Britain is facing a "feeble and fragile" recovery, experts warned on Friday, ahead of figures expected to confirm the economy has exited the longest double-dip recession since the 1950s.
Gross domestic product (GDP) - a broad measure for the total economy - is predicted by City experts to have grown 0.6% between July and September, ending three consecutive quarters of declining output.
But the bounce-back in the third quarter was largely driven by one-off factors, such as clawed-back activity lost to the extra bank holiday for the Queen's Diamond Jubilee and a slight lift from the Olympics.
And according to Nicola Smith, head of the economic and social affairs department at the TUC underemployment is "one of the key explanations why employment and GDP are going in different directions."
"It's definitely one reason why living standards are squeezed. Inflation is outstripping pay is, for the last two years or more people have been experiencing real term pay cuts," she told the Huffington Post UK.
Economic indicators, such as purchasing manager surveys, suggest the manufacturing and construction sectors remained weak throughout the period, although the powerhouse services sector should deliver a robust performance.
Howard Archer, chief UK and European economist at IHS Global Insight, warned any recovery was "currently looking feeble and fragile".
"Looking through the distortions to GDP in the second and third quarter, the likelihood is that the economy is eking out limited growth," he added.
The economy shrank by 0.4% in the second quarter, according to the Office for National Statistics, which was revised up from an initial estimate of a 0.7% decline.

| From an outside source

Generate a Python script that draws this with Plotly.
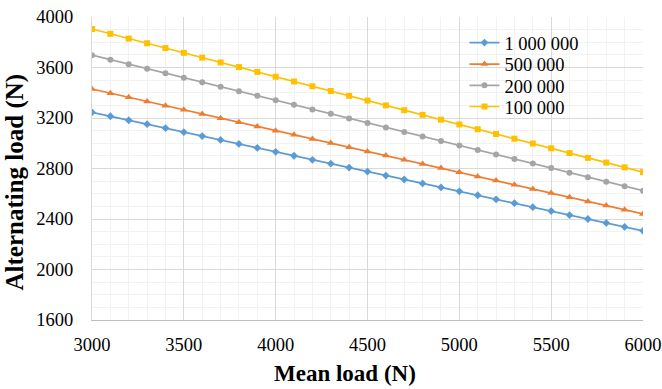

The economy has been battling against sluggish consumer spending, government spending cuts and high unemployment, while the struggling eurozone has hit exports.
While underlying growth is considered to be weak, analysts believe the early signs of recovery have been helped by lower inflation, recent gains in employment and an edging up of earnings growth.
The economy is also expected to continue growing in the fourth quarter from October to December but at a much slower rate, with predictions coming in around the 0.3% mark.
The Bank of England is expected to pump further emergency support into the economy next month through its quantitative easing programme, which hit £375 billion in July.
The Bank and the Treasury also launched the £80bn Funding for Lending scheme in a bid to unclog the flow of credit to Britain's households and businesses.
Archer added: "The UK still has a very tough job in developing significant sustainable growth given tighter fiscal policy, ongoing serious problems in the eurozone and generally soft global growth.
"In addition, there are still significant pressures facing consumers that are likely to limit the upside for their spending for some time to come."
Elsewhere, Jim O’Neill, chairman of Goldman Sachs Asset Management, said the UK's economic potential depended far more on how businesses ride the growth coming from China and the rest of the world’s newer economic powers.
Speaking at the Telegraph's Festival of Business event on Friday, O'Neill said: "It’s not really 'what about the [US] fiscal cliff', or whether Greece will survive in the eurozone or not. It’s what is going on in China, Brazil, Russia, India, and some of these other nations that are becoming so important to us as well."
Last year China’s growing economy created the equivalent of a new Greece every three months, he added. Together the BRICs – Brazil, Russia India and China – created the equivalent of a new Italy, the world’s eighth biggest economy, in just 12 months.